While the Currency Board would be compelled to maintain precisely correct gold holdings at the fixed weight of gold per rand to cover notes and coins in issue, it would not undertake to part with any of its gold in exchange for notes and coins. The reason is that the gold holdings of the Currency Board would represent a control mechanism to prevent excessive printing of money, not a return to gold as money, which would be something vastly different and more difficult to implement. For all new rand notes or coins issued, other than for replacing damaged notes, the Currency Board would have to purchase gold so it would have no incentive to unnecessarily increase the quantity of rands in circulation.”Since South Africa is moving into economic alliance with the BRIC countries, Mr. Davie has reintroduced the proposal as a means of fostering regional trade in a low-inflation environment. He seems to have the idea of cutting those countries' dependance on the U.S. dollar.

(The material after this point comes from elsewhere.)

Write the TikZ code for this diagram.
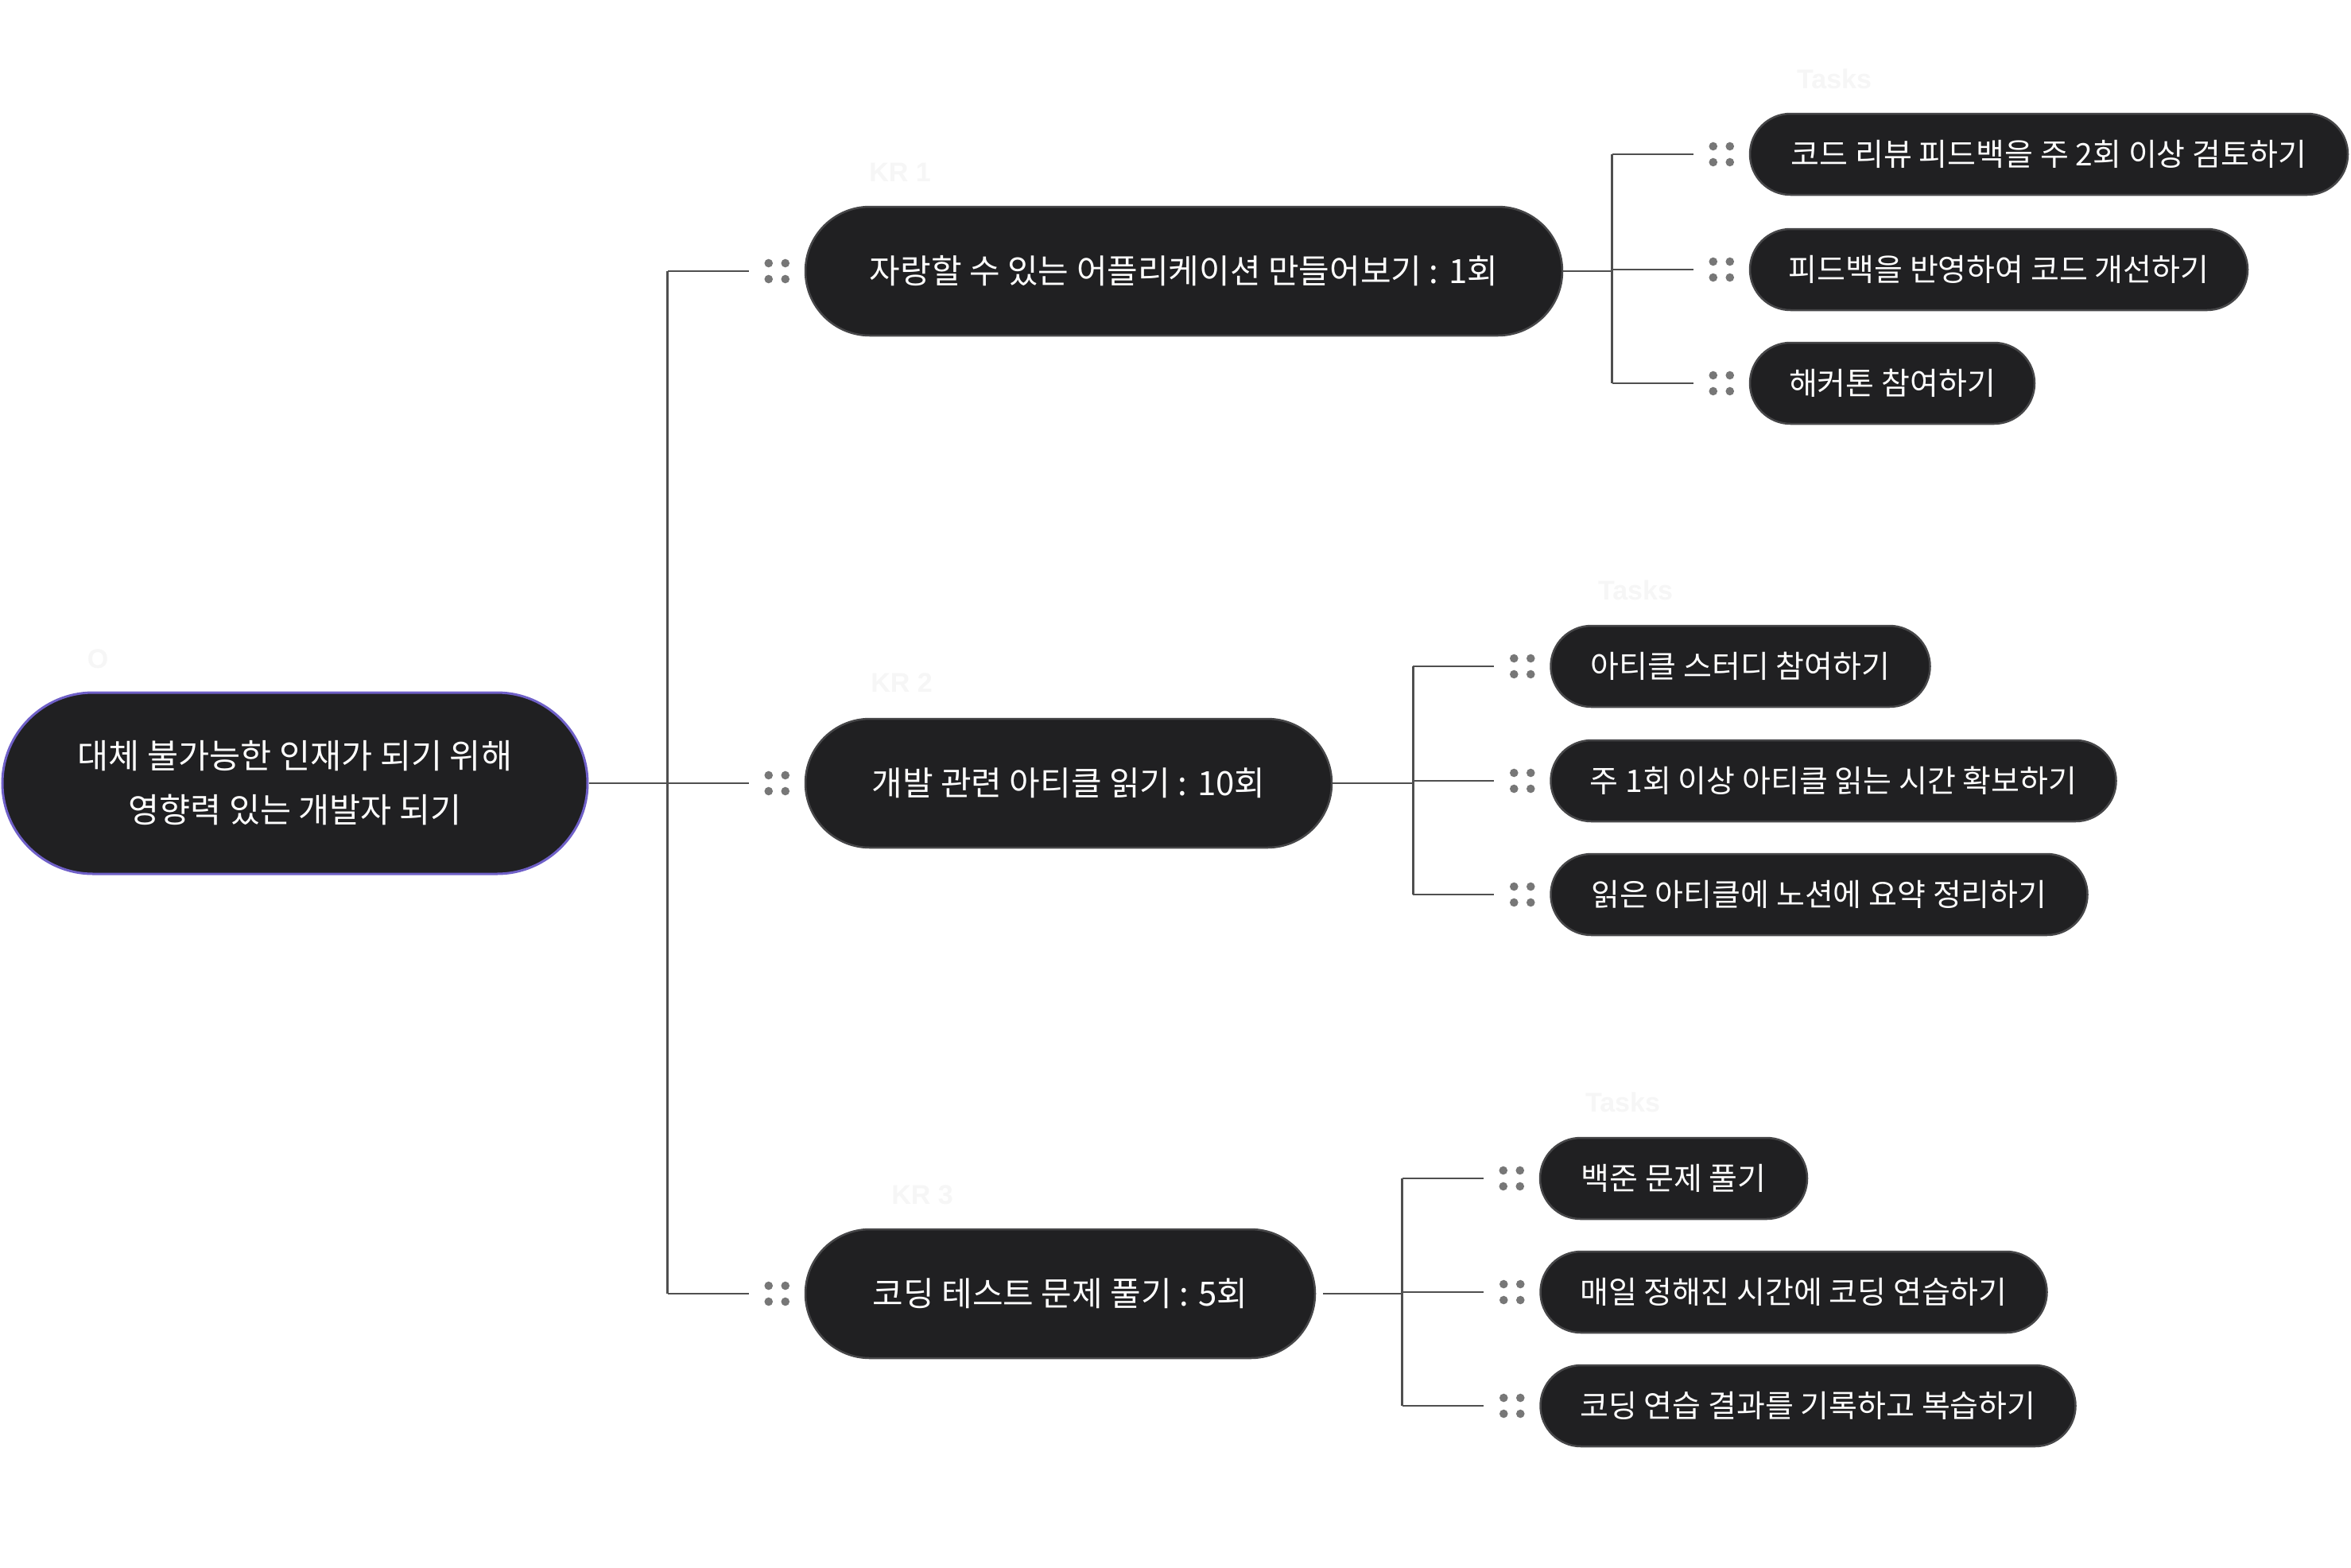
\documentclass[tikz,border=0pt]{standalone}
\usepackage{fontspec}
\newfontfamily\kr{Noto Sans CJK KR}
\newfontfamily\lbl{Liberation Sans}[BoldFont={Liberation Sans Bold}]
\definecolor{nodefill}{HTML}{202022}
\definecolor{nodeborder}{HTML}{464648}
\definecolor{rootborder}{HTML}{6F60C8}
\definecolor{conncol}{HTML}{4F4F4F}
\definecolor{dotcol}{HTML}{777777}
\definecolor{ghost}{HTML}{F6F6F6}
\tikzset{
  pill/.style={draw=nodeborder, line width=2.5pt, fill=nodefill, text=white, inner sep=0pt, align=center},
  rootnode/.style={pill, draw=rootborder, line width=3pt, minimum height=228pt, rounded corners=114pt,
     font=\kr\fontsize{42.5}{68}\selectfont},
  krnode/.style={pill, minimum height=162pt, rounded corners=81pt, font=\kr\fontsize{42}{50}\selectfont},
  tasknode/.style={pill, minimum height=102pt, rounded corners=51pt, font=\kr\fontsize{39}{46}\selectfont},
  conn/.style={draw=conncol, line width=2.7pt},
  ghostlabel/.style={text=ghost, font=\lbl\bfseries\fontsize{34}{40}\selectfont, inner sep=0pt},
}
\newcommand\handles[1]{%
  \foreach \dx in {-45,-24}{\foreach \dy in {-10,10}{%
    \fill[dotcol] ([xshift=\dx pt,yshift=\dy pt]#1.west) circle[radius=5.3pt];}}}
\begin{document}
\begin{tikzpicture}[x=1pt,y=-1pt]
\useasboundingbox[fill=white] (0,0) rectangle (2957,1971);

% ghost labels
\node[ghostlabel] (lO) at (123,829) {O};
\node[ghostlabel] (lkr1) at (1132,217) {KR 1};
\node[ghostlabel] (lkr2) at (1134,859) {KR 2};
\node[ghostlabel] (lkr3) at (1160,1503) {KR 3};
\node[ghostlabel] (lt1) at (2307,99) {Tasks};
\node[ghostlabel] (lt2) at (2057,742) {Tasks};
\node[ghostlabel] (lt3) at (2041,1386) {Tasks};

% root
\node[rootnode, minimum width=736pt] (root) at (371,985) {대체 불가능한 인재가 되기 위해\\영향력 있는 개발자 되기};

% KR nodes
\node[krnode, minimum width=952pt] (k1) at (1489,341) {자랑할 수 있는 어플리케이션 만들어보기 : 1회};
\node[krnode, minimum width=662pt] (k2) at (1344,985) {개발 관련 아티클 읽기 : 10회};
\node[krnode, minimum width=641pt] (k3) at (1333.5,1627) {코딩 테스트 문제 풀기 : 5회};

% tasks
\node[tasknode, minimum width=752pt] (t1) at (2577,194) {코드 리뷰 피드백을 주 2회 이상 검토하기};
\node[tasknode, minimum width=626pt] (t2) at (2514,339) {피드백을 반영하여 코드 개선하기};
\node[tasknode, minimum width=358pt] (t3) at (2380,482) {해커톤 참여하기};
\node[tasknode, minimum width=477pt] (t4) at (2189,838) {아티클 스터디 참여하기};
\node[tasknode, minimum width=711pt] (t5) at (2306,982) {주 1회 이상 아티클 읽는 시간 확보하기};
\node[tasknode, minimum width=675pt] (t6) at (2288,1125) {읽은 아티클에 노션에 요약 정리하기};
\node[tasknode, minimum width=336pt] (t7) at (2105,1482) {백준 문제 풀기};
\node[tasknode, minimum width=637pt] (t8) at (2256,1625) {매일 정해진 시간에 코딩 연습하기};
\node[tasknode, minimum width=673pt] (t9) at (2274,1768) {코딩 연습 결과를 기록하고 복습하기};

% handles
\handles{k1}\handles{k2}\handles{k3}
\handles{t1}\handles{t2}\handles{t3}
\handles{t4}\handles{t5}\handles{t6}
\handles{t7}\handles{t8}\handles{t9}

% connectors: root -> KRs
\coordinate (j0) at ([xshift=-172pt]k1.west);
\draw[conn] (root.east) -- (j0 |- root.east);
\draw[conn] (j0 |- k1.west) -- (j0 |- k3.west);
\draw[conn] (j0 |- k1.west) -- ([xshift=-70pt]k1.west);
\draw[conn] (j0 |- k2.west) -- ([xshift=-70pt]k2.west);
\draw[conn] (j0 |- k3.west) -- ([xshift=-70pt]k3.west);

% KR1 -> tasks
\coordinate (j1) at ([xshift=-172pt]t1.west);
\draw[conn] (k1.east) -- (j1 |- k1.east);
\draw[conn] (j1 |- t1.west) -- (j1 |- t3.west);
\draw[conn] (j1 |- t1.west) -- ([xshift=-70pt]t1.west);
\draw[conn] (j1 |- t2.west) -- ([xshift=-70pt]t2.west);
\draw[conn] (j1 |- t3.west) -- ([xshift=-70pt]t3.west);

% KR2 -> tasks
\coordinate (j2) at ([xshift=-172pt]t4.west);
\draw[conn] (k2.east) -- (j2 |- k2.east);
\draw[conn] (j2 |- t4.west) -- (j2 |- t6.west);
\draw[conn] (j2 |- t4.west) -- ([xshift=-70pt]t4.west);
\draw[conn] (j2 |- t5.west) -- ([xshift=-70pt]t5.west);
\draw[conn] (j2 |- t6.west) -- ([xshift=-70pt]t6.west);

% KR3 -> tasks
\coordinate (j3) at ([xshift=-172pt]t7.west);
\draw[conn] ([xshift=9pt]k3.east) -- (j3 |- k3.east);
\draw[conn] (j3 |- t7.west) -- (j3 |- t9.west);
\draw[conn] (j3 |- t7.west) -- ([xshift=-70pt]t7.west);
\draw[conn] (j3 |- t8.west) -- ([xshift=-70pt]t8.west);
\draw[conn] (j3 |- t9.west) -- ([xshift=-70pt]t9.west);
\end{tikzpicture}
\end{document}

It's not a bad idea, but failing to include bank reserves leaves a gap that would lead to inflation in a fractional-reserve banking system. Demand deposits are not covered, probably because doing so would require way too much gold. The trouble with his currency-board system is, a flight to currency would oblige the central bank to buy a whole lot more gold or else refuse to issue the bills and coins. The end result is that demand deposits would not be convertible into physical currency over and above the gold-backed float. That lack of convertibility could lead to a two-tier money system, as coins and bills could not be inflated without additional reserves but bank deposits could.
Still the currency-board idea is a step towards a real gold standard.